▸ **Data**
**********

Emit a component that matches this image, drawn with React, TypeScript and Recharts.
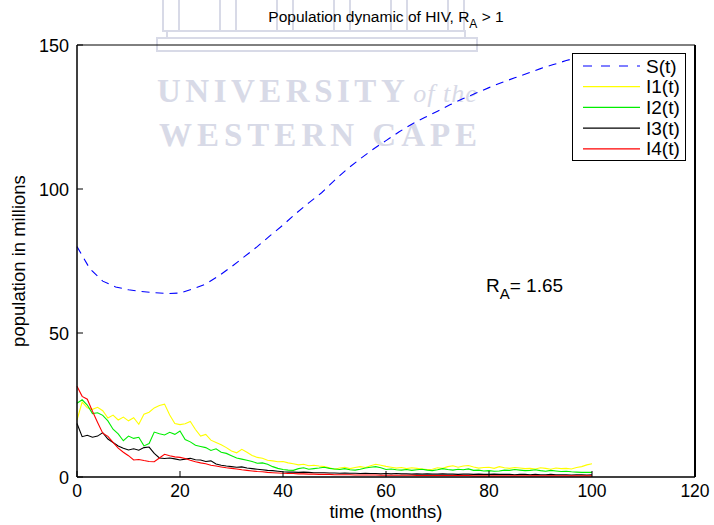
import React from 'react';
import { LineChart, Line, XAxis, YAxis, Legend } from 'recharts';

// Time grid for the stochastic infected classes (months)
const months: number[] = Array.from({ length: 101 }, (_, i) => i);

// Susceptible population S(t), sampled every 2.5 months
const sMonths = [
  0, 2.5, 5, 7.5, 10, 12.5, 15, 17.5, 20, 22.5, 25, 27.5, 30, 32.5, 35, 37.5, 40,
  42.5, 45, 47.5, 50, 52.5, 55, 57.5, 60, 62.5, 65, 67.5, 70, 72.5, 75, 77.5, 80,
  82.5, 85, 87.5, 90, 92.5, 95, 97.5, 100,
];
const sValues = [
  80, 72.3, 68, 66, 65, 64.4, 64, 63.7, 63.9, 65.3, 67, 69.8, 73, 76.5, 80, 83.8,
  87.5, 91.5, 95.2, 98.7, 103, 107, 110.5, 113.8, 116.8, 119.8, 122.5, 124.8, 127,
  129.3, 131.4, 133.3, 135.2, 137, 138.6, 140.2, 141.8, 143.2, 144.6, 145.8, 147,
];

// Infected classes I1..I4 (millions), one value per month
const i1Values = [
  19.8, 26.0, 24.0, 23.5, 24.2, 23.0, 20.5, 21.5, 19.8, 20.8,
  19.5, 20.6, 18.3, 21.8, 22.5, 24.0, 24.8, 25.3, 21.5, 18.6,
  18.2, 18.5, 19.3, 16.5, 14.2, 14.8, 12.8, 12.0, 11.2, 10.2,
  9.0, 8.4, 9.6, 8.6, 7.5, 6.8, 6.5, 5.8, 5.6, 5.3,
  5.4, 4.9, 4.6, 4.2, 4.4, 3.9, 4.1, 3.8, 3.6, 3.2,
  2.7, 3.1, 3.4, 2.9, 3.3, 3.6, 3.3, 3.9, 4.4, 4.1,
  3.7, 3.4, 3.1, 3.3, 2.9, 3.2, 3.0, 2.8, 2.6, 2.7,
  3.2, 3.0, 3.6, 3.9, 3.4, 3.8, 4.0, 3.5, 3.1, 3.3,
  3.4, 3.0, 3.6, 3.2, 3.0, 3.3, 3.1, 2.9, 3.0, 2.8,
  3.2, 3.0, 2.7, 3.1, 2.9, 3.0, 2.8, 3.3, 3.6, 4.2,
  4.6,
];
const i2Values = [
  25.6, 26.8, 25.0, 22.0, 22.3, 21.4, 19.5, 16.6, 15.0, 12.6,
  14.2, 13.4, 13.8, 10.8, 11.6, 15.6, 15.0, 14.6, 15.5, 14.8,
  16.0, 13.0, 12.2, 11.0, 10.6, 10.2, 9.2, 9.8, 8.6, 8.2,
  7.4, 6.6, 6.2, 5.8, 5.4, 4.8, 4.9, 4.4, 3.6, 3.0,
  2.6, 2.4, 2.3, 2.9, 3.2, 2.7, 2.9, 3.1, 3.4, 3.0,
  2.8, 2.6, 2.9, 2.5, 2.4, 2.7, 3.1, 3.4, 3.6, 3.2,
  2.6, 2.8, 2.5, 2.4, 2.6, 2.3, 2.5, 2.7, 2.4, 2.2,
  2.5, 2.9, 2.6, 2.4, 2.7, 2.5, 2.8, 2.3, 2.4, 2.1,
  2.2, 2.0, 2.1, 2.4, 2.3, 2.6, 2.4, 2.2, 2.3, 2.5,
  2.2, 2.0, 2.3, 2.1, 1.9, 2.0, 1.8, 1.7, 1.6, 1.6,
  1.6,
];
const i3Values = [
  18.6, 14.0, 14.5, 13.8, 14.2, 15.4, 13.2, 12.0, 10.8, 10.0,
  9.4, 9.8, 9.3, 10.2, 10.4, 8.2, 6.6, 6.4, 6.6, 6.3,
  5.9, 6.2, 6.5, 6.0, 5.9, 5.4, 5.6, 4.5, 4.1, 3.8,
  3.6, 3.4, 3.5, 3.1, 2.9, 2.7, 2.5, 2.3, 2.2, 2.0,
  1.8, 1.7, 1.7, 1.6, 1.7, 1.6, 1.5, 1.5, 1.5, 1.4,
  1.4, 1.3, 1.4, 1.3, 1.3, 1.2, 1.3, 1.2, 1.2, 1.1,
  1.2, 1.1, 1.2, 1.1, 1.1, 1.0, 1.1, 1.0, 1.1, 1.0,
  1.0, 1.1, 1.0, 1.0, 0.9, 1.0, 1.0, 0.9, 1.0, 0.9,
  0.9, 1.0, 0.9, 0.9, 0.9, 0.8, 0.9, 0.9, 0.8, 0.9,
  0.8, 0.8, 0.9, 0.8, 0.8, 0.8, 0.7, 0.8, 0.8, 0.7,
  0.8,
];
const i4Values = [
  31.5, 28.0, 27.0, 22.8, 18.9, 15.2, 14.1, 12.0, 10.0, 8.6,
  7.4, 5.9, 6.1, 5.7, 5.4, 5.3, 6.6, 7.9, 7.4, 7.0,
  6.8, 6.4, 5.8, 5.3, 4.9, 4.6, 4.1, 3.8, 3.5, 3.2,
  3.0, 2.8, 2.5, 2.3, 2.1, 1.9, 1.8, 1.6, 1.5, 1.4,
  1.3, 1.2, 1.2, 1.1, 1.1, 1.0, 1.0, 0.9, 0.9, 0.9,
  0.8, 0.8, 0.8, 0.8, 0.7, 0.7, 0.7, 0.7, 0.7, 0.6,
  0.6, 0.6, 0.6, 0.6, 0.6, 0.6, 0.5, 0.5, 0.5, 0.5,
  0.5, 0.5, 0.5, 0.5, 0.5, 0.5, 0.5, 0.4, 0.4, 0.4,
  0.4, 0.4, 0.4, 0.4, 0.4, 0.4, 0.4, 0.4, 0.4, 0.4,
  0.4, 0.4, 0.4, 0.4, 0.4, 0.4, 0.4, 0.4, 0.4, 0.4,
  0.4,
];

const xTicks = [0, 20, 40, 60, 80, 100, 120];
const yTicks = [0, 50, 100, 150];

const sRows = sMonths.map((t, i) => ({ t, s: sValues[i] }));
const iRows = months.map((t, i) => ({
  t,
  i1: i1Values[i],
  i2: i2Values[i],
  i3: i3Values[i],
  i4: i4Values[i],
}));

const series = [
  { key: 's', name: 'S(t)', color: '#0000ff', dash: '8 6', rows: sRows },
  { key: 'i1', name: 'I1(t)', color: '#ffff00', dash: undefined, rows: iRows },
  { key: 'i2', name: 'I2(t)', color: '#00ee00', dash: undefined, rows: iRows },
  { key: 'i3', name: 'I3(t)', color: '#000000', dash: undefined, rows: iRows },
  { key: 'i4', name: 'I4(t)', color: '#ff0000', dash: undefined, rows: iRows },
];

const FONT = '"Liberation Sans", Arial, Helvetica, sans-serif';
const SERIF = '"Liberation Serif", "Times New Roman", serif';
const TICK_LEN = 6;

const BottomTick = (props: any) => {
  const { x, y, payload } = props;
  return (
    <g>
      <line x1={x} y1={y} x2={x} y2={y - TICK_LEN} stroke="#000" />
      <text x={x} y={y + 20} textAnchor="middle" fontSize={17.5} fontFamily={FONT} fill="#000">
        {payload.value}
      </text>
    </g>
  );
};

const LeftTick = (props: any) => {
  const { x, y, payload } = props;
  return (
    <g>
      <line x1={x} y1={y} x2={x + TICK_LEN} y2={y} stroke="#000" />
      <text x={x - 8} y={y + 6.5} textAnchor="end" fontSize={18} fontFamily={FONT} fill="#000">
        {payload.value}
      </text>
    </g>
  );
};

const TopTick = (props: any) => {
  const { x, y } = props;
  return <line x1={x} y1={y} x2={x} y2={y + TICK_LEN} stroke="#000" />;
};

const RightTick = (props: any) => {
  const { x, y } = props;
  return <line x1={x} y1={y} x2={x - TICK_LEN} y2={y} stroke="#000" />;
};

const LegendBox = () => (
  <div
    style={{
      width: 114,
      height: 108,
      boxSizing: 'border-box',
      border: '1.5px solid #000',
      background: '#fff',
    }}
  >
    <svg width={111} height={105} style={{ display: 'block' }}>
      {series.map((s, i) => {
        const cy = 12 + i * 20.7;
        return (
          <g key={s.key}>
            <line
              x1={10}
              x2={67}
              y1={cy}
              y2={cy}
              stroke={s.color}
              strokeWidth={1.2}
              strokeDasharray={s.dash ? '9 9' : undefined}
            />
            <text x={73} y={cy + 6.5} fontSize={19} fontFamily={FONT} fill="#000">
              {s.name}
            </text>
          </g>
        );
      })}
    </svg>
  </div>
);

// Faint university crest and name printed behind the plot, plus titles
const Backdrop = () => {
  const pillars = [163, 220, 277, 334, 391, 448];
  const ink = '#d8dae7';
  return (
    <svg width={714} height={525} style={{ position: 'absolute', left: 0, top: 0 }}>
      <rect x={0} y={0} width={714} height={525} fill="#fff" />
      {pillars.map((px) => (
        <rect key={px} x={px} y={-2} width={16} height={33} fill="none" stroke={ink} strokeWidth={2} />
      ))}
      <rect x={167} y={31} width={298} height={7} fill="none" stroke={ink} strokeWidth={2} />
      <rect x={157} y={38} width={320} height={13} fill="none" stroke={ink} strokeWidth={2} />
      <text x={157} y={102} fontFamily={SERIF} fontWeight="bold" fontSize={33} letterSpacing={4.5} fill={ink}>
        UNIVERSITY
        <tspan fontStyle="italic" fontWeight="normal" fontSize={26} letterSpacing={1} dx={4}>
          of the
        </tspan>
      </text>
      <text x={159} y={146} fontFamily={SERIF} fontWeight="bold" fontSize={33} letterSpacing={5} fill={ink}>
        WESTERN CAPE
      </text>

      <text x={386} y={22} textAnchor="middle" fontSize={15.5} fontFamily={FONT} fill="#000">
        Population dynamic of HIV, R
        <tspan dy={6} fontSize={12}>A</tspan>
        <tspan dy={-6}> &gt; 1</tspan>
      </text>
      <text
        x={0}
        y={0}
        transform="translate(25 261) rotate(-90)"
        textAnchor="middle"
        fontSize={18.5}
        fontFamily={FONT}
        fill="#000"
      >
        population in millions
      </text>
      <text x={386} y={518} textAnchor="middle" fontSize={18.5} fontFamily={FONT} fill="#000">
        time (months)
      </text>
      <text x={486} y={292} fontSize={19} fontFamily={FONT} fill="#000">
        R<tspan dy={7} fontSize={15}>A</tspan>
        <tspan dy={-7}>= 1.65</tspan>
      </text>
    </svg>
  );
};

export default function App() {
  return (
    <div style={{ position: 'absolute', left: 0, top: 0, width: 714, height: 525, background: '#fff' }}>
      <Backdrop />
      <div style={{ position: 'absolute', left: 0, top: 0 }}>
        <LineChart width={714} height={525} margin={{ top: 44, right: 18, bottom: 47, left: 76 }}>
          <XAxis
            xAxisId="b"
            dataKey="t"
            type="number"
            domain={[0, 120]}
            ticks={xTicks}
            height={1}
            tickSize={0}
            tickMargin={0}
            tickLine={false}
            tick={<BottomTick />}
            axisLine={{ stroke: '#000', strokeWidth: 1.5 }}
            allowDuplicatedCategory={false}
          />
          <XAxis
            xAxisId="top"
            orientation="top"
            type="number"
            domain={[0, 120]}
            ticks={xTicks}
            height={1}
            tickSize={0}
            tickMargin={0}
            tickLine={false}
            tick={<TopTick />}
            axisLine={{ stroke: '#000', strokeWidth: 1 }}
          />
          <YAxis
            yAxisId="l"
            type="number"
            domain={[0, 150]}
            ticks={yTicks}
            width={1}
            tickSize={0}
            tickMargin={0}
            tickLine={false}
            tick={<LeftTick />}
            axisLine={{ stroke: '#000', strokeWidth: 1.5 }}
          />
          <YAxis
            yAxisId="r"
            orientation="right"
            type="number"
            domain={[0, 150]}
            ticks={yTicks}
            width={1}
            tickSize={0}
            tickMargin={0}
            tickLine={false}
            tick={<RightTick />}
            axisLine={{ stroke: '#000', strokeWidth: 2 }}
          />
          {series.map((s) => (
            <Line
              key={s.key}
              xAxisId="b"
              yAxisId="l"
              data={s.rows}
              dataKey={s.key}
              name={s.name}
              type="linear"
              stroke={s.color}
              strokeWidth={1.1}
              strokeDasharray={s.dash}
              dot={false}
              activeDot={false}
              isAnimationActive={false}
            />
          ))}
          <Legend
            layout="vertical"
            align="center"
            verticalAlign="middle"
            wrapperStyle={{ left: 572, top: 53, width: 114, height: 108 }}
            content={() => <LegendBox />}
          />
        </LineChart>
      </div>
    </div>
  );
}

**********

▸ **Work to do**
Return only the lines running from the top of the data to the line that holds "const months: number[]". Include both of those lines, but skip the pictures.

▸ **The completed task**
Emit a component that matches this image, drawn with React, TypeScript and Recharts.
import React from 'react';
import { LineChart, Line, XAxis, YAxis, Legend } from 'recharts';

// Time grid for the stochastic infected classes (months)
const months: number[] = Array.from({ length: 101 }, (_, i) => i);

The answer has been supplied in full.